Shell is one of the world's biggest energy companies, with operations across the globe. In Canada, Shell's Canadian subsidiary, recently taken private by the Dutch parent, is one of the country's biggest natural gas producers and also is rapidly growing its oilsands operations in northern Alberta.

Calgary-based Shell Canada also operates a string of gasoline stations from coast to coast.

For many years, major oil companies have cancelled plans to build new refineries or greatly expand current ones because of environmental opposition and because the profit margins on refining crude oil were too thin.

The Shell-Saudi expansion will occur at an existing plant, however, making it easier to obtain the necessary permits. Workers have already begun sinking pilings into the soil where major units will be built.

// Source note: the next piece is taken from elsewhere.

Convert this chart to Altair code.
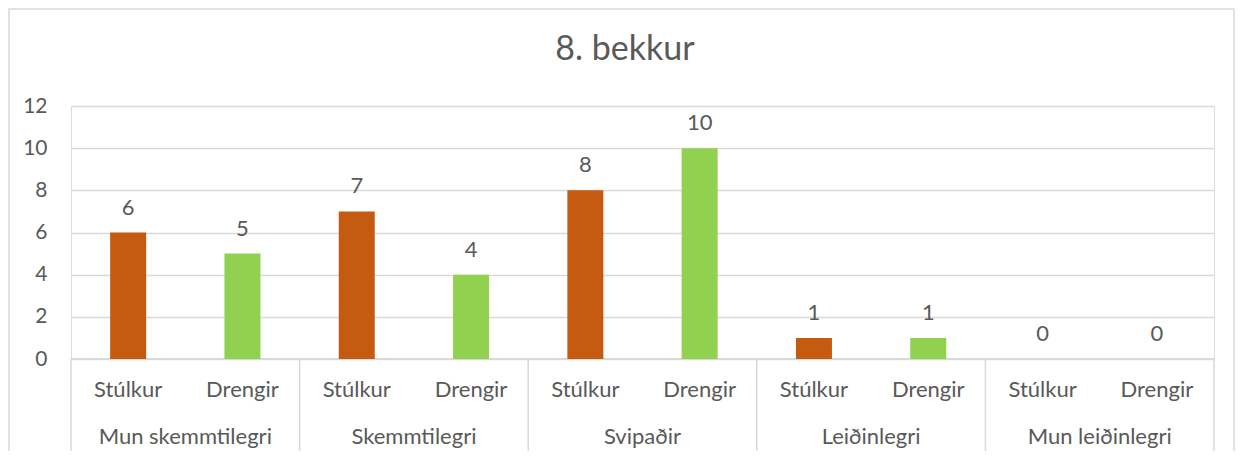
import altair as alt
import pandas as pd

groups = ["Mun skemmtilegri", "Skemmtilegri", "Svipaðir", "Leiðinlegri", "Mun leiðinlegri"]
genders = ["Stúlkur", "Drengir"]
stulkur = [6, 7, 8, 1, 0]
drengir = [5, 4, 10, 1, 0]
title_text = "8. bekkur"
colors = ["#C55A11", "#92D050"]

rows = []
for g, s, d in zip(groups, stulkur, drengir):
    rows.append({"group": g, "gender": "Stúlkur", "value": s})
    rows.append({"group": g, "gender": "Drengir", "value": d})
df = pd.DataFrame(rows)
gdf = pd.DataFrame({"group": groups})

FONT = "Lato"
TXT = "#595959"
GRID = "#D9D9D9"
W, H = 1143, 253
FS = 22

xenc = alt.X("group:N", sort=groups, axis=None,
             scale=alt.Scale(paddingInner=0, paddingOuter=0))
xoff = alt.XOffset("gender:N", sort=genders,
                   scale=alt.Scale(paddingInner=0.685, paddingOuter=0.3425))
yenc = alt.Y("value:Q", scale=alt.Scale(domain=[0, 12]),
             axis=alt.Axis(values=[0, 2, 4, 6, 8, 10, 12], title=None, domain=False,
                           ticks=False, gridColor=GRID, gridWidth=1.3,
                           labelFont=FONT, labelFontSize=21, labelColor=TXT,
                           labelPadding=24))

base = alt.Chart(df)

bars = base.mark_bar().encode(
    x=xenc, xOffset=xoff, y=yenc,
    color=alt.Color("gender:N", sort=genders,
                    scale=alt.Scale(domain=genders, range=colors), legend=None),
)
labels = base.mark_text(font=FONT, fontSize=FS, color=TXT, baseline="middle", dy=-25).encode(
    x=xenc, xOffset=xoff, y=alt.Y("value:Q"), text="value:Q"
)
sub = base.mark_text(font=FONT, fontSize=FS, color=TXT, baseline="middle").encode(
    x=xenc, xOffset=xoff, y=alt.value(284), text="gender:N"
)
grp = alt.Chart(gdf).mark_text(font=FONT, fontSize=FS, color=TXT, baseline="middle").encode(
    x=xenc, y=alt.value(331), text="group:N"
)
seps = alt.Chart(gdf).mark_rule(color=GRID, strokeWidth=1.5).encode(
    x=alt.X("group:N", sort=groups, axis=None, bandPosition=0),
    y=alt.value(H), y2=alt.value(H + 92)
)
seps_end = alt.Chart(gdf).transform_filter(
    alt.datum.group == groups[-1]
).mark_rule(color=GRID, strokeWidth=1.5).encode(
    x=alt.X("group:N", sort=groups, axis=None, bandPosition=1),
    y=alt.value(H), y2=alt.value(H + 92)
)
baseline = alt.Chart(gdf).mark_rule(color=GRID, strokeWidth=1.5).encode(
    x=alt.value(0), x2=alt.value(W), y=alt.value(H)
)
title = alt.Chart(gdf).transform_filter(alt.datum.group == groups[0]).mark_text(
    font=FONT, fontSize=34, color=TXT, baseline="middle", align="center"
).encode(x=alt.value(554), y=alt.value(-56), text=alt.value(title_text))
border = alt.Chart(gdf).transform_filter(alt.datum.group == groups[0]).mark_rect(
    fill=None, stroke=GRID, strokeWidth=1.5
).encode(x=alt.value(-62), x2=alt.value(W + 20), y=alt.value(-97), y2=alt.value(H + 120))

chart = alt.layer(border, seps, seps_end, baseline, bars, labels, sub, grp, title).properties(
    width=W, height=H,
    padding={"left": 63, "top": 98, "right": 22, "bottom": 92},
    autosize=alt.AutoSizeParams(type="none"),
).configure_view(stroke=None).configure(background="white")

chart.save("out.html", embed_options={"renderer": "svg", "actions": False})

And refining margins have rebounded since 2002. Shell is betting that they will remain strong along with high prices for crude oil, analysts said.

"If they didn't think the future is going to be better than the past, it makes no sense," said Fadel Gheit, an oil industry analyst with Oppenheimer & Co. "The outlook must have improved. This is meaningful and needed."

Gheit said, however, that Shell's move is unlikely to push other oil companies to greatly expand their U.S. refineries. He said steady but small increases - "capacity creep," as oil executives call it - and more use of ethanol could satisfy U.S. gasoline demand, especially if fuel-mileage standards are toughened.

A government advisory panel led by retired Exxon Mobil Corp. chief executive Lee Raymond reported recently that while global demand for oil could grow sharply, U.S. oil consumption could fall by three million to five million barrels a day if vehicle fuel-efficiency standards are doubled by 2030.

The companies, however, expect demand for gasoline to continue growing - even with oil surging past $80 per barrel.

"Demand for the product is growing in the U.S., and actually demand exceeds the current refining capacity by quite a bit, up to the point where we have to import about a million barrels a day," said Rob Routs, Royal Dutch Shell's executive director of refining.

The Shell-Saudi Refining venture has been considering a major expansion at Port Arthur for some time, and it grew more serious within the past year.

Shell had not previously publicly put a cost estimate on the project, although there were widely reported estimates from local officials that the project would run about $4 billion.

Routs acknowledged that labour and material costs along the Gulf of Mexico had increased but said the project remained very attractive.

Shell estimated the project will create 4,500 construction jobs and 300 production jobs. It has substantial local support. "We're feeling wanted," Routs said.

At 600,000 barrels per day capacity, the Shell-Saudi Refining project would be larger than Exxon Mobil's nearby Baytown plant, which is now the largest U.S. refinery at 562,500 barrels per day.

The Motiva facility traces its roots to refineries built to handle oil from the Spindletop boom in the early 1900s. The plant went through major expansions in the 1970s and '80s. Saudi Refining bought a half-interest in 1989, and Shell became an equal owner in 2002.

The plant was knocked out of production by hurricane Katrina in 2005, and was shut down again this month when hurricane Humberto cut off power to the plant. It has only slowly begun to recover. Shell officials said Friday the refinery has resumed partial production, which will be increased over the next few days.

The last new refinery in the United States was Marathon Oil Corp.'s plant in Garyville, La., which opened in 1976. Houston-based Marathon recently announced a $3.2 billion project to raise capacity to 425,000 barrels per day, an increase of 180,000 barrels per day.

Still, many other projects have been scrapped or delayed, including expansions planned by Valero Energy Corp., ConocoPhillips and Tesoro Corp.

The American Petroleum Institute said in May that refiners planned to increase U.S. capacity by nearly 11 per cent, but the trade group has since cut that forecast by more than one-third.

Shell's U.S.-traded shares fell 25 cents, to $83.95 in midday trading.